えん罪再審、似顔絵など証拠開示を検討

http://www2.knb.ne.jp/news/20070615_11765.htm

これまでの取材で検察側は真犯人とされる男の有罪を立証できれば、男性の無罪が認定されるとして再審では当時の供述調書が作られた経緯や信用性には触れないという方針を示しています。
再審は今月20日に富山地方裁判所高岡支部で初公判が開かれ、弁護団が求めている取調官の証人尋問や証拠の開示が認められるかどうかは裁判所が決定します。 

富山の冤罪事件ですが、無罪であることは明らかですから、その点を明らかにする限度で証拠調べをすればよい、というのが、筋と言えば筋です(上記の検察側の立場です)。
しかし、それでは冤罪が発生したプロセスが明らかにならず、冤罪に泣いた者に対する真の救済にならず、今後の再発防止にもつながらないのではないか、というのが弁護団の立場でしょう。当然、傾聴すべきものがあります。
今後、裁判所が、両者の狭間でどのような訴訟指揮を行うのか、注目されると思います。

年金氏名 自動読み仮名ソフト導入 入力ミス誘発、システム欠陥

http://www.sankei.co.jp/kyouiku/fukushi/070617/fks070617000.htm

社保庁は54年になり、氏名をコンピューターにカタカナで入力する方式に変更した。ところが、数字記号化されたデータは読み仮名が分からなかったため「漢字カナ変換辞書」を開発。このソフトによって変換された勝手な読み仮名をそのまま、本人に確認することもせずコンピューターに入力した。
この結果、例えば「島崎藤村」(シマザキトウソン)は「シマサキフジムラ」、「裕子」(ヒロコ)が「ユウコ」、「秀一」(シュウイチ)が「ヒデカズ」に変換されるなど、誤った読み仮名が多数入力された可能性がある。
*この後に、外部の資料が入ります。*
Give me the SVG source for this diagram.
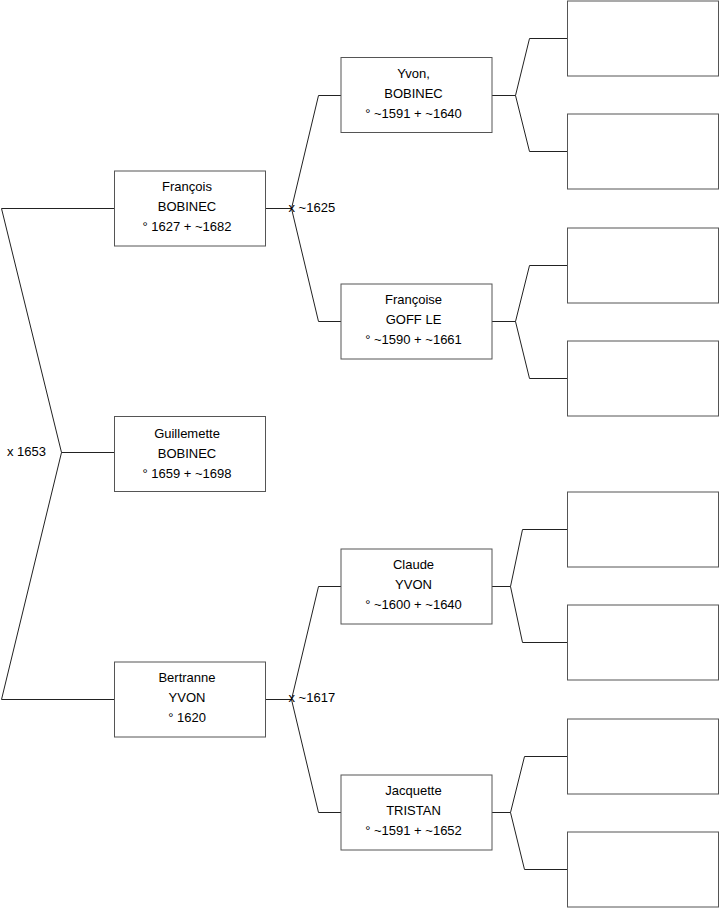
<svg xmlns="http://www.w3.org/2000/svg" width="719" height="908" viewBox="0 0 719 908">
<style>
.box{fill:#fff;stroke:#555;stroke-width:1}
.t{font-family:"Liberation Sans",Arial,sans-serif;font-size:13px;fill:#000;text-anchor:middle}
.l{font-family:"Liberation Sans",Arial,sans-serif;font-size:13px;fill:#000}
.c{fill:none;stroke:#222;stroke-width:1}
</style>
<rect width="719" height="908" fill="#fff"/>
<g id="connectors">
<polyline class="c" points="114,208.5 1.5,208.5 61.5,452.5 1.5,699.5 114,699.5"/>
<line class="c" x1="61.5" y1="452.5" x2="114" y2="452.5"/>
<polyline class="c" points="341,95.5 318.5,95.5 291.5,208.5 318.5,321.5 341,321.5"/>
<line class="c" x1="265.5" y1="208.5" x2="291.5" y2="208.5"/>
<polyline class="c" points="341,586.5 318.5,586.5 291.5,699.5 318.5,812.5 341,812.5"/>
<line class="c" x1="265.5" y1="699.5" x2="291.5" y2="699.5"/>
<polyline class="c" points="567,38.5 529.5,38.5 515.5,95.5 529.5,151.5 567,151.5"/>
<line class="c" x1="492" y1="95.5" x2="515.5" y2="95.5"/>
<polyline class="c" points="567,265.5 529.5,265.5 515.5,321.5 529.5,378.5 567,378.5"/>
<line class="c" x1="492" y1="321.5" x2="515.5" y2="321.5"/>
<polyline class="c" points="567,529.5 522.5,529.5 510.5,586.5 522.5,642.5 567,642.5"/>
<line class="c" x1="492" y1="586.5" x2="510.5" y2="586.5"/>
<polyline class="c" points="567,756.5 524.5,756.5 510.5,812.5 524.5,869.5 567,869.5"/>
<line class="c" x1="492" y1="812.5" x2="510.5" y2="812.5"/>
<text class="l" x="7" y="456">x 1653</text>
<text class="l" x="288.5" y="211.5">x ~1625</text>
<text class="l" x="288.5" y="702">x ~1617</text>
</g>
<g id="francois">
<rect class="box" x="114.5" y="171" width="151" height="75"/>
<text class="t" x="187" y="191">François</text>
<text class="t" x="187" y="211">BOBINEC</text>
<text class="t" x="187" y="231">° 1627 + ~1682</text>
</g>
<g id="guillemette">
<rect class="box" x="114.5" y="416.5" width="151" height="75"/>
<text class="t" x="187" y="437.5">Guillemette</text>
<text class="t" x="187" y="457.5">BOBINEC</text>
<text class="t" x="187" y="477.5">° 1659 + ~1698</text>
</g>
<g id="bertranne">
<rect class="box" x="114.5" y="662" width="151" height="75"/>
<text class="t" x="187" y="682">Bertranne</text>
<text class="t" x="187" y="702">YVON</text>
<text class="t" x="187" y="722">° 1620</text>
</g>
<g id="yvon">
<rect class="box" x="341" y="57.5" width="151" height="75"/>
<text class="t" x="413.5" y="78">Yvon,</text>
<text class="t" x="413.5" y="98">BOBINEC</text>
<text class="t" x="413.5" y="118">° ~1591 + ~1640</text>
</g>
<g id="francoise">
<rect class="box" x="341" y="284" width="151" height="75"/>
<text class="t" x="413.5" y="304">Françoise</text>
<text class="t" x="413.5" y="324">GOFF LE</text>
<text class="t" x="413.5" y="344">° ~1590 + ~1661</text>
</g>
<g id="claude">
<rect class="box" x="341" y="549" width="151" height="75"/>
<text class="t" x="413.5" y="569">Claude</text>
<text class="t" x="413.5" y="589">YVON</text>
<text class="t" x="413.5" y="609">° ~1600 + ~1640</text>
</g>
<g id="jacquette">
<rect class="box" x="341" y="775" width="151" height="75"/>
<text class="t" x="413.5" y="795">Jacquette</text>
<text class="t" x="413.5" y="815">TRISTAN</text>
<text class="t" x="413.5" y="835">° ~1591 + ~1652</text>
</g>
<g id="gen3-1"><rect class="box" x="567.5" y="1" width="151" height="75"/></g>
<g id="gen3-2"><rect class="box" x="567.5" y="114" width="151" height="75"/></g>
<g id="gen3-3"><rect class="box" x="567.5" y="228" width="151" height="75"/></g>
<g id="gen3-4"><rect class="box" x="567.5" y="341" width="151" height="75"/></g>
<g id="gen3-5"><rect class="box" x="567.5" y="492" width="151" height="75"/></g>
<g id="gen3-6"><rect class="box" x="567.5" y="605" width="151" height="75"/></g>
<g id="gen3-7"><rect class="box" x="567.5" y="719" width="151" height="75"/></g>
<g id="gen3-8"><rect class="box" x="567.5" y="832" width="151" height="75"/></g>
</svg>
日本人の氏名の「読み方」について、根本的な誤解があったと言うしかないですね。
検察庁にいると(裁判所も同様ですが)、被疑者、被告人を次々と担当しますが、人の名前の読み方、というものは、本当によくわからないもので、本人に聞いてみて初めてわかる、ということが少なくないものです。例えば、私の名前は「洋司」と書いて「ようじ」と読みますが、「ひろし」とも読め(実際、「ひろし」さんですか、と聞かれることもあります)、これを本人に確認しないまま人やソフトが正しく判断することは不可能でしょう。
過去の、既に記録もなくなってしまった当時のことを証明、再現するということは不可能であり、だからこそ、時効制度というものがあるわけですが、この際、年金受給者側が、支払を「一応、確からしい」という程度まで主張すれば、その点に関する立証責任が国側に転換して、「支払がない」ことを証明できなければ支給対象とする、といった取り扱いにでもしないと、この問題は終息しないのではないかと思います。

警部補、1千万円で女性への贈り物も 枚方の談合事件

http://www.asahi.com/national/update/0617/OSK200706160065.html

警部補が警察官の職務に絡んで1000万円を受領した収賄容疑で18日にも再逮捕する方針をすでに固めている。談合という不正を知りながらわいろを得て捜査を怠ったとする加重収賄罪が適用される可能性もある。

談合のほうの取り扱い(起訴するのかどうか)がよくわかりませんが、この警部補について、談合と収賄を両方とも立ててしまうと、上記の1000万円が、談合の分け前なのか、警察官に対する職務に関する賄賂なのか、趣旨が曖昧になってしまう可能性があるように思います。そもそも、この金の趣旨が何か、ということを考えた場合に、警察官が職務に関して収受した、というよりも、一種のサイドビジネスとして動き、そういったサイドビジネスに対する対価として支払われた色彩が濃い、という見方は十分成り立ちうるでしょう。
警察官としてあるまじき悪質な行為である、ということと、贈収賄罪が成立する、ということは、別の問題ですから、事件の構成や金の趣旨、といったことについては、慎重な検討が必要ではないか、という印象を受けます。